The Washington Post, working on a story about mementos left behind in Section 60, called him about the item recently discovered.
“It’s an odd thing this arrowhead, like a metal piece of jewelry,” he said. “We’re trying to track down who might have done that, getting in touch with some of his army friends, to try to find out. There’s a group of people that knew him.”
A group of his West Point friends and their wives are coming June 1 to Culpeper to visit, Cowherd said.
It’s helpful to know that people still care, added her husband.

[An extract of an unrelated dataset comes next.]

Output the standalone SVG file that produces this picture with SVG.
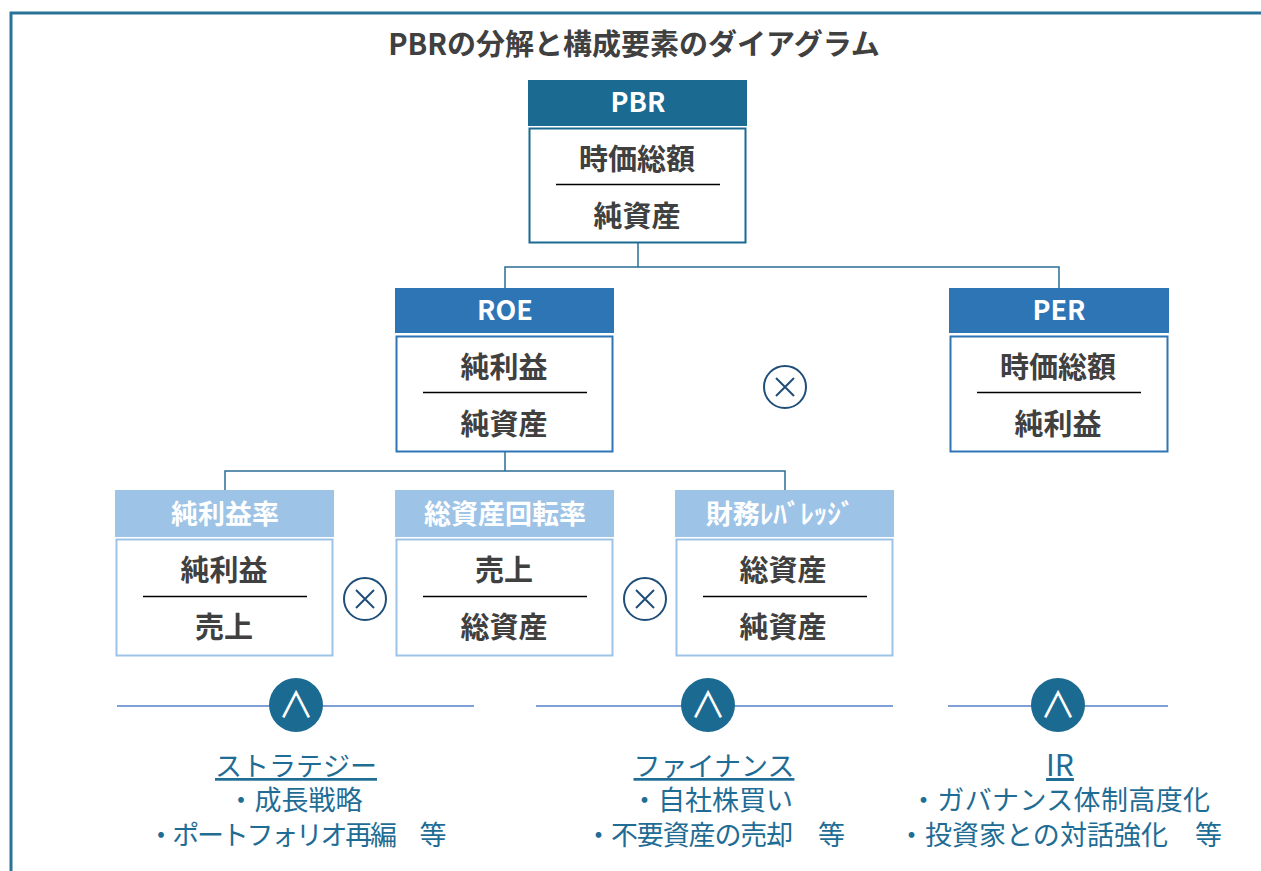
<svg xmlns="http://www.w3.org/2000/svg" width="1261" height="871" viewBox="0 0 1261 871">
<style>
text{font-family:"Noto Sans CJK JP","Noto Sans",sans-serif;text-anchor:middle}
.hd{fill:#fff;font-weight:bold;font-size:27px}
.bd{fill:#404040;font-weight:bold;font-size:29px}
.frac{stroke:#000;stroke-width:1.5}
.conn{fill:none;stroke:#2a6e95;stroke-width:1.5}
.x{fill:#fff;stroke:#1f4e79;stroke-width:2}
.xl{stroke:#1f4e79;stroke-width:2}
.bl{stroke:#7f9fd6;stroke-width:2}
.and{fill:#1a6a92}
.bt{fill:#1f6c94;font-size:27px}
</style>
<rect width="1261" height="871" fill="#fff"/>
<path d="M11,871 V13 H1261" fill="none" stroke="#2a7397" stroke-width="3"/>
<text x="634" y="55" style="fill:#404040;font-size:29px;font-weight:bold">PBRの分解と構成要素のダイアグラム</text>

<g id="connectors">
<path class="conn" d="M638,243 V267 M505,288 V267 H1059 V288"/>
<path class="conn" d="M505,452 V471 M225,490 V471 H785 V490"/>
</g>

<g id="pbr">
<rect x="528" y="80" width="219" height="46" fill="#1a6a92"/>
<rect x="529.5" y="128.5" width="216" height="114" fill="#fff" stroke="#1a6a92" stroke-width="2"/>
<text class="hd" x="638" y="112">PBR</text>
<text class="bd" x="637" y="170">時価総額</text>
<line class="frac" x1="556" y1="184.5" x2="720" y2="184.5"/>
<text class="bd" x="637" y="227">純資産</text>
</g>

<g id="roe">
<rect x="395" y="288" width="219" height="45" fill="#2e75b6"/>
<rect x="396.5" y="336.5" width="216" height="115" fill="#fff" stroke="#2e75b6" stroke-width="2"/>
<text class="hd" x="505" y="320">ROE</text>
<text class="bd" x="504" y="378">純利益</text>
<line class="frac" x1="423" y1="392.5" x2="587" y2="392.5"/>
<text class="bd" x="504" y="435">純資産</text>
</g>

<g id="per">
<rect x="949" y="288" width="220" height="45" fill="#2e75b6"/>
<rect x="950.5" y="336.5" width="217" height="115" fill="#fff" stroke="#2e75b6" stroke-width="2"/>
<text class="hd" x="1059" y="320">PER</text>
<text class="bd" x="1058" y="378">時価総額</text>
<line class="frac" x1="977" y1="392.5" x2="1141" y2="392.5"/>
<text class="bd" x="1058" y="435">純利益</text>
</g>

<g id="mul1">
<circle class="x" cx="785" cy="387" r="21"/>
<path class="xl" d="M776,378 L794,396 M794,378 L776,396"/>
</g>

<g id="npm">
<rect x="115" y="490" width="219" height="47" fill="#9dc3e6"/>
<rect x="116.5" y="539.5" width="216" height="116" fill="#fff" stroke="#9dc3e6" stroke-width="2"/>
<text class="hd" x="225" y="524">純利益率</text>
<text class="bd" x="224" y="581">純利益</text>
<line class="frac" x1="143" y1="596.5" x2="307" y2="596.5"/>
<text class="bd" x="224" y="638">売上</text>
</g>

<g id="mul2">
<circle class="x" cx="365" cy="599" r="21"/>
<path class="xl" d="M356,590 L374,608 M374,590 L356,608"/>
</g>

<g id="tat">
<rect x="395" y="490" width="219" height="47" fill="#9dc3e6"/>
<rect x="396.5" y="539.5" width="216" height="116" fill="#fff" stroke="#9dc3e6" stroke-width="2"/>
<text class="hd" x="505" y="524">総資産回転率</text>
<text class="bd" x="504" y="581">売上</text>
<line class="frac" x1="423" y1="596.5" x2="587" y2="596.5"/>
<text class="bd" x="504" y="638">総資産</text>
</g>

<g id="mul3">
<circle class="x" cx="645" cy="599" r="21"/>
<path class="xl" d="M636,590 L654,608 M654,590 L636,608"/>
</g>

<g id="lev">
<rect x="675" y="490" width="219" height="47" fill="#9dc3e6"/>
<rect x="676.5" y="539.5" width="216" height="116" fill="#fff" stroke="#9dc3e6" stroke-width="2"/>
<text class="hd" x="780" y="524">財務ﾚﾊﾞﾚｯｼﾞ</text>
<text class="bd" x="783" y="581">総資産</text>
<line class="frac" x1="703" y1="596.5" x2="867" y2="596.5"/>
<text class="bd" x="783" y="638">純資産</text>
</g>

<g id="strategy">
<line class="bl" x1="117" y1="706" x2="474" y2="706"/>
<circle class="and" cx="296" cy="705" r="27"/>
<text x="296" y="718" style="fill:#fff;font-size:36px">∧</text>
<text class="bt" x="296" y="776" text-decoration="underline">ストラテジー</text>
<text class="bt" x="295" y="810">・成長戦略</text>
<text class="bt" x="297" y="845" textLength="299" lengthAdjust="spacing">・ポートフォリオ再編　等</text>
</g>

<g id="finance">
<line class="bl" x1="536" y1="706" x2="893" y2="706"/>
<circle class="and" cx="708" cy="705" r="27"/>
<text x="708" y="718" style="fill:#fff;font-size:36px">∧</text>
<text class="bt" x="714" y="776" text-decoration="underline">ファイナンス</text>
<text class="bt" x="712" y="810">・自社株買い</text>
<text class="bt" x="715" y="845" textLength="260" lengthAdjust="spacing">・不要資産の売却　等</text>
</g>

<g id="ir">
<line class="bl" x1="948" y1="706" x2="1168" y2="706"/>
<circle class="and" cx="1058" cy="705" r="27"/>
<text x="1058" y="718" style="fill:#fff;font-size:36px">∧</text>
<text class="bt" x="1060" y="776" text-decoration="underline" style="font-size:30px">IR</text>
<text class="bt" x="1060" y="810" textLength="300" lengthAdjust="spacing">・ガバナンス体制高度化</text>
<text class="bt" x="1060" y="845" textLength="324" lengthAdjust="spacing">・投資家との対話強化　等</text>
</g>
</svg>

The arrow could be like the Jewish tradition of placing stones on graves, Leonard Cowherd said. Or it could be tied to the Order of the Arrow honor society of the Boy Scouts; all three of his sons were scouts, he added.
Asked about the 20th anniversary of his son’s death in Iraq, Cowherd said they talked about it as it approached and then it departed. It’s hard to remember the details of recent days, he said.
He vividly remembered the last time he saw his son. Like his wife, it was walking down the path at their house.
“I put my hand up on his shoulder and kind of squeezed it. That was kind of the last thing I ever did to him.”
A squeeze on the shoulder has held significance for the Gold Star parents since.
“Whenever she’s getting ready to go on some trip, I will squeeze her shoulder,” Leonard Cowherd said. “She knows that that is one of those little things that we do.
“Everything around reminds me of him,” he added. “This picture I’m looking at.”
A father and a mother experience grief differently, he said. His wife is more emotional about it.
“Guys are not exactly that way, and I am weird on top of that. I never cried about it … I figured out if I started crying, I wouldn’t quit so I said, don’t want to do that.”
U.S. Rep. Abigail Spanberger, D-7th, spoke of Lr. Cowherd this week on the floor of the U.S. House.
“As we head toward Memorial Day weekend, we remember the Virginians who bravely defended and died for our country — Virginians like Second Lieutenant Leonard M. Cowherd III. Leonard’s sister, Laura Salinas, wrote to me about her brother’s career in service … ‘Twenty years have passed but I remain grateful for the support and the love we still receive from many who knew Leonard in the community,’” Salinas wrote.
“We will never forget the Virginians whose individual sacrifices allow us to enjoy the promises of freedom — and my heart is with Leonard’s family as they continue to hold his memory and spirit with them,” Spanberger stated.